Tariq Ramadan is the most visible, the most loquacious and the most oft-quoted Muslim scholar speaking in the West today. He tirelessly lectures across Europe and Britain, reaching out to young European Muslims with his conversations about Islam in non-Islamic nations. He appears on television, is quoted in print, and is asked to weigh in on virtually every debate that touches upon the place of Muslims in the West. His public message, for the most part, is straightforward: Islam and Democracy are not in conflict; indeed, he says, they complement each other.
He also asserts that Islam is not a “visitor” in the West — it is a European and American religion now, and should be recognized as such.
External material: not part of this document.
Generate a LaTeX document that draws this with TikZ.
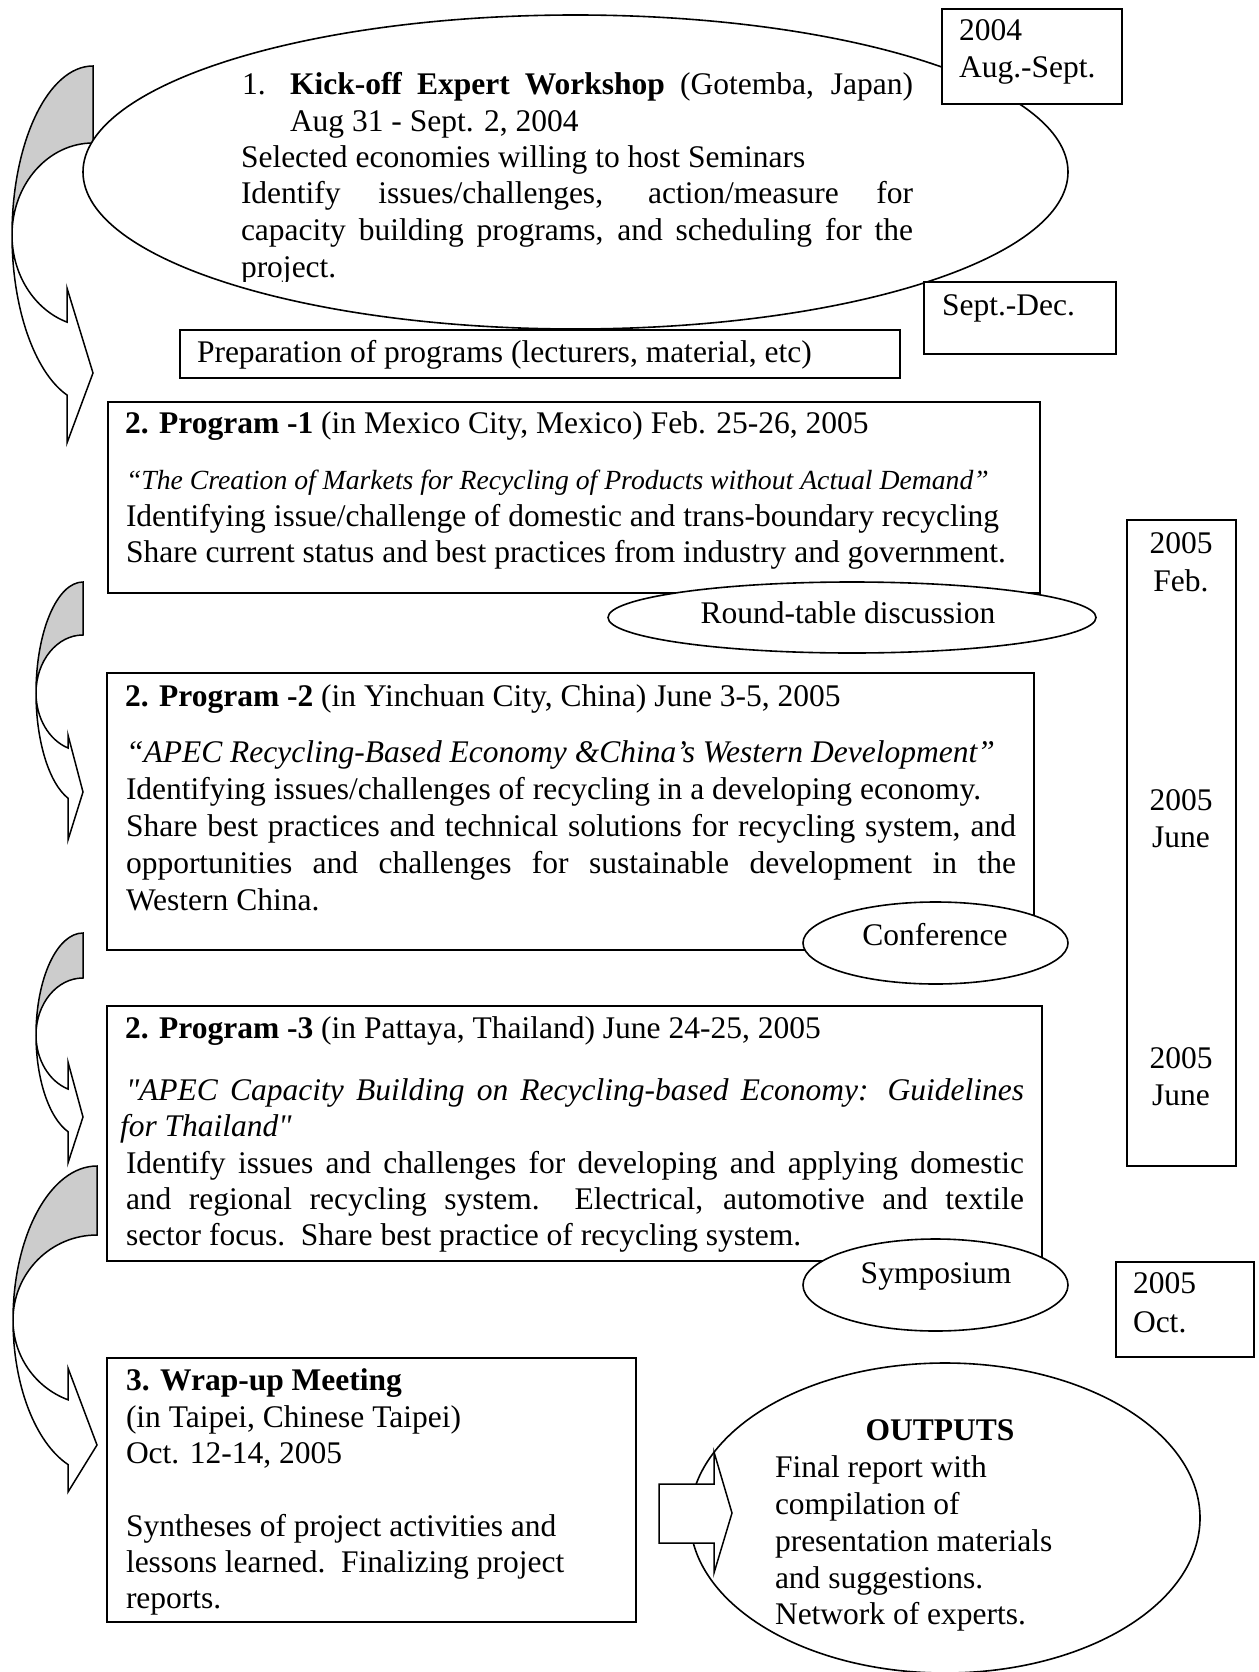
\documentclass[tikz,border=0pt]{standalone}
\usepackage{fontspec}
\setmainfont{Liberation Serif}
\newfontfamily\rawserif{Liberation Serif}
\usetikzlibrary{shapes.geometric}
\definecolor{bandgray}{HTML}{CCCCCC}
\newcommand\mainsz{\fontsize{31.5}{36.6}\selectfont}
\newcommand\smallit{\fontsize{27.7}{33}\selectfont\itshape}
\newcommand\sq{{\rawserif\itshape\symbol{34}}}
\newcommand\curvarrow[9]{%
  \pgfmathsetmacro\ca{acos((#6-#1)/#3)}%
  \pgfmathsetmacro\ix{#1+#3*cos(\ca)}%
  \pgfmathsetmacro\iy{#2+#5*sin(\ca)}%
  \draw[arrline, fill=bandgray] (#1,#2-#4)
     arc[start angle=270, end angle=180, x radius=#3, y radius=#4]
     arc[start angle=180, end angle=270, x radius=#3, y radius=#5] -- cycle;
  \draw[arrline, fill=white] (#1-#3,#2)
     arc[start angle=180, end angle=\ca, x radius=#3, y radius=#4]
     -- (#6,#9) -- (#1,#8) -- (#6,#7) -- (\ix,\iy)
     arc[start angle=\ca, end angle=180, x radius=#3, y radius=#5] -- cycle;
}
\begin{document}
\begin{tikzpicture}[x=1pt,y=-1pt,
  boxst/.style={draw, line width=1.6pt, fill=white, inner sep=0pt, outer sep=0pt},
  ellst/.style={ellipse, draw, line width=1.6pt, fill=white, inner sep=0pt, outer sep=0pt},
  arrline/.style={draw, line width=1.5pt, line join=miter},
  tx/.style={anchor=base west, inner sep=0pt, outer sep=0pt, font=\mainsz},
  tc/.style={anchor=base, inner sep=0pt, outer sep=0pt, font=\mainsz}]
\fill[white] (0,0) rectangle (1258,1672);
\useasboundingbox (0,0) rectangle (1258,1672);

% curved arrows on the left
\curvarrow{93}{235}{81}{169}{92}{67}{288}{373}{443}
\curvarrow{83}{693}{47}{111}{58}{68}{735}{792}{840}
\curvarrow{83}{1035}{47}{102}{57}{68}{1062}{1117}{1163}
\curvarrow{97}{1320}{84}{154}{85}{68}{1368}{1445}{1492}

% kick-off ellipse and date boxes
\node[ellst, minimum width=985, minimum height=314] (kick) at (575.5,172) {};
\node[boxst, minimum width=180, minimum height=95] (y2004) at (1032,56.5) {};
\node[boxst, minimum width=192, minimum height=72] (sepdec) at (1020,318) {};
\node[boxst, minimum width=720, minimum height=48] (prep) at (540,354) {};

% programs
\node[boxst, minimum width=932, minimum height=191] (p1) at (574,497.5) {};
\node[ellst, minimum width=488, minimum height=71] (round) at (852,617.5) {};
\node[boxst, minimum width=927, minimum height=277] (p2) at (570.5,811.5) {};
\node[ellst, minimum width=265, minimum height=82] (conf) at (935.5,943) {};
\node[boxst, minimum width=935, minimum height=255] (p3) at (574.5,1133.5) {};
\node[ellst, minimum width=265, minimum height=92] (symp) at (935.5,1285) {};
\node[boxst, minimum width=109, minimum height=646] (tall) at (1181.5,843) {};
\node[boxst, minimum width=138, minimum height=95] (oct) at (1185,1309.5) {};
\node[boxst, minimum width=529, minimum height=264] (wrap) at (371.5,1490) {};
\node[ellst, minimum width=510, minimum height=310] (outp) at (945,1518) {};
\draw[arrline, fill=white] (659,1484) -- (714,1484) -- (714,1452) -- (732,1513)
   -- (714,1573) -- (714,1543) -- (659,1543) -- cycle;

% texts: kick-off
\node[tx] (k1) at (242,95) {1.};
\node[tx] (k2) at (290,95) {\makebox[623pt][s]{\textbf{Kick-off Expert Workshop} (Gotemba, Japan)}};
\node[tx] (k3) at (290,132) {Aug 31 - Sept. 2, 2004};
\node[tx] (k4) at (241,168) {Selected economies willing to host Seminars};
\node[tx] (k5) at (241,204) {\makebox[672pt][s]{Identify issues/challenges, action/measure for}};
\node[tx] (k6) at (241,240) {\makebox[672pt][s]{capacity building programs, and scheduling for the}};
\begin{scope}
\clip (230,240) rectangle (420,281);
\node[tx] (k7) at (241,277) {project.};
\end{scope}

\node[tx] (d1) at (959,41) {2004};
\node[tx] (d2) at (959,78) {Aug.-Sept.};
\node[tx] (d3) at (942,315) {Sept.-Dec.};
\node[tx] (pr) at (197,362) {Preparation of programs (lecturers, material, etc)};

% program 1
\node[tx] (a1) at (125,433) {\textbf{2. Program -1} (in Mexico City, Mexico) Feb. 25-26, 2005};
\node[tx] (a2) at (126,489) {\smallit “The Creation of Markets for Recycling of Products without Actual Demand”};
\node[tx] (a3) at (126,526) {Identifying issue/challenge of domestic and trans-boundary recycling};
\node[tx] (a4) at (126,562) {Share current status and best practices from industry and government.};
\node[tc] (rt) at (848,623) {Round-table discussion};

% program 2
\node[tx] (b1) at (125,706) {\textbf{2. Program -2} (in Yinchuan City, China) June 3-5, 2005};
\node[tx] (b2) at (126,762) {\itshape “APEC Recycling-Based Economy \&China’s Western Development”};
\node[tx] (b3) at (126,799) {Identifying issues/challenges of recycling in a developing economy.};
\node[tx] (b4) at (126,836) {\makebox[890pt][s]{Share best practices and technical solutions for recycling system, and}};
\node[tx] (b5) at (126,873) {\makebox[890pt][s]{opportunities and challenges for sustainable development in the}};
\node[tx] (b6) at (126,910) {Western China.};
\node[tc] (cf) at (935,945) {Conference};

% program 3
\node[tx] (c1) at (125,1038) {\textbf{2. Program -3} (in Pattaya, Thailand) June 24-25, 2005};
\node[tx] (c2) at (126,1100) {\itshape\makebox[898pt][s]{\sq APEC Capacity Building on Recycling-based Economy: Guidelines}};
\node[tx] (c3) at (120,1136) {\itshape for Thailand\sq};
\node[tx] (c4) at (126,1173) {\makebox[898pt][s]{Identify issues and challenges for developing and applying domestic}};
\node[tx] (c5) at (126,1209) {\makebox[898pt][s]{and regional recycling system.\ \ Electrical, automotive and textile}};
\node[tx] (c6) at (126,1245) {sector focus.\ \ Share best practice of recycling system.};
\node[tc] (sy) at (936,1283) {Symposium};

% dates column
\node[tc] (e1) at (1181,553) {2005};
\node[tc] (e2) at (1181,591) {Feb.};
\node[tc] (e3) at (1181,810) {2005};
\node[tc] (e4) at (1181,847) {June};
\node[tc] (e5) at (1181,1068) {2005};
\node[tc] (e6) at (1181,1105) {June};
\node[tx] (e7) at (1133,1293) {2005};
\node[tx] (e8) at (1133,1332) {Oct.};

% wrap-up
\node[tx] (w1) at (126,1390) {\textbf{3. Wrap-up Meeting}};
\node[tx] (w2) at (126,1427) {(in Taipei, Chinese Taipei)};
\node[tx] (w3) at (126,1463) {Oct. 12-14, 2005};
\node[tx] (w4) at (126,1536) {Syntheses of project activities and};
\node[tx] (w5) at (126,1572) {lessons learned.\ \ Finalizing project};
\node[tx] (w6) at (126,1608) {reports.};

% outputs
\node[tc] (o0) at (940,1440) {\textbf{OUTPUTS}};
\node[tx] (o1) at (775,1477) {Final report with};
\node[tx] (o2) at (775,1514) {compilation of};
\node[tx] (o3) at (775,1551) {presentation materials};
\node[tx] (o4) at (775,1588) {and suggestions.};
\node[tx] (o5) at (775,1624) {Network of experts.};
\end{tikzpicture}
\end{document}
And yet there are those who do not trust him. Six years ago, Ramadan was ready to assume a professorship at the University of Notre Dame when the Bush administration suddenly, and somewhat mysteriously, revoked his visa. Ultimately the revocation was attributed to money he donated to a Swiss-based charity, which, in turn, passed the donation along to Hamas. After years of petitions by academics and human rights groups, Ramadan was effectively absolved of wrongdoing; his visa status was summarily reinstated.
Yet the double mythology of Tariq Ramadan remained – he is seen, alternatively, as a misjudged Muslim reformer or a hidden radicalist.